Since I get the file name from the GUI source code, the browser does not allow me to retrieve the absolute path of the file for security reasons. I think that I could replace the part related to the drag&drop and to the select file dialog box with a simple call to a library implemented in another language (i.e. C#) that opens a select file dialog box which allows me to access to the absolute path of the file I want to upload, then I pass that value back to the GUI.

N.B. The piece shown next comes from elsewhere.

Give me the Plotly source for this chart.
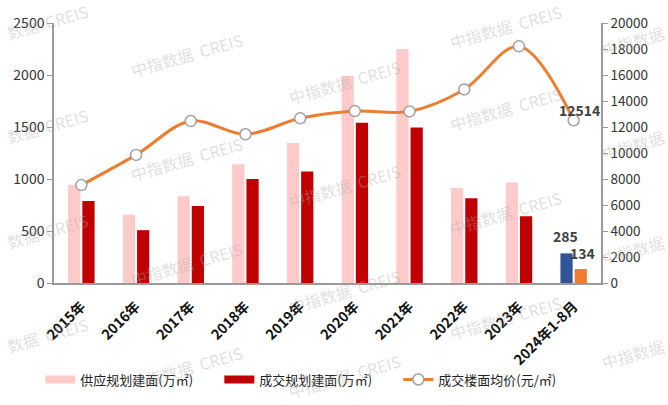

I don't think this is what I need. I want to be able to encrypt a file before it is uploaded for the first time to a remote, I would like to implement this into the GUI in order to keep the compatibility with standard versions of RClone. My idea was to modify the code of the Web-GUI in order to do something like this:
intercept the absolute path of the file that the user wants to upload, modifying the fileUploadHandler() method of /rclone-webui/src/views/Base/FileOperations/FileUploadModal.js
pass that absolute path to an external program that encrypts the file
the external program returns the absolute path of the encrypted file back to the GUI
the GUI executes the fileUploadHandler() function not using the original file (plain text) but using the encrypted file
the encrypted file is uploaded to the remote
The problem is that at stage 1 I can't retrieve the absolute path of the file, this is because of browser security I suppose. So the idea is, since the GUI is executed on the browser of the user in my case, to replace the file selection dialog box used by the GUI with a call to an external program that allows you to select the file and performs the steps listed above, simply returning the path of the encrypted file to the GUI. Since I am not an expert about high-level programming, I still need to figure out how to launch the external program from the browser of the user.
Notice that in my case RClone and the GUI run on the same machine, the approach explained above probably would not work with if the GUI is placed on a different machine.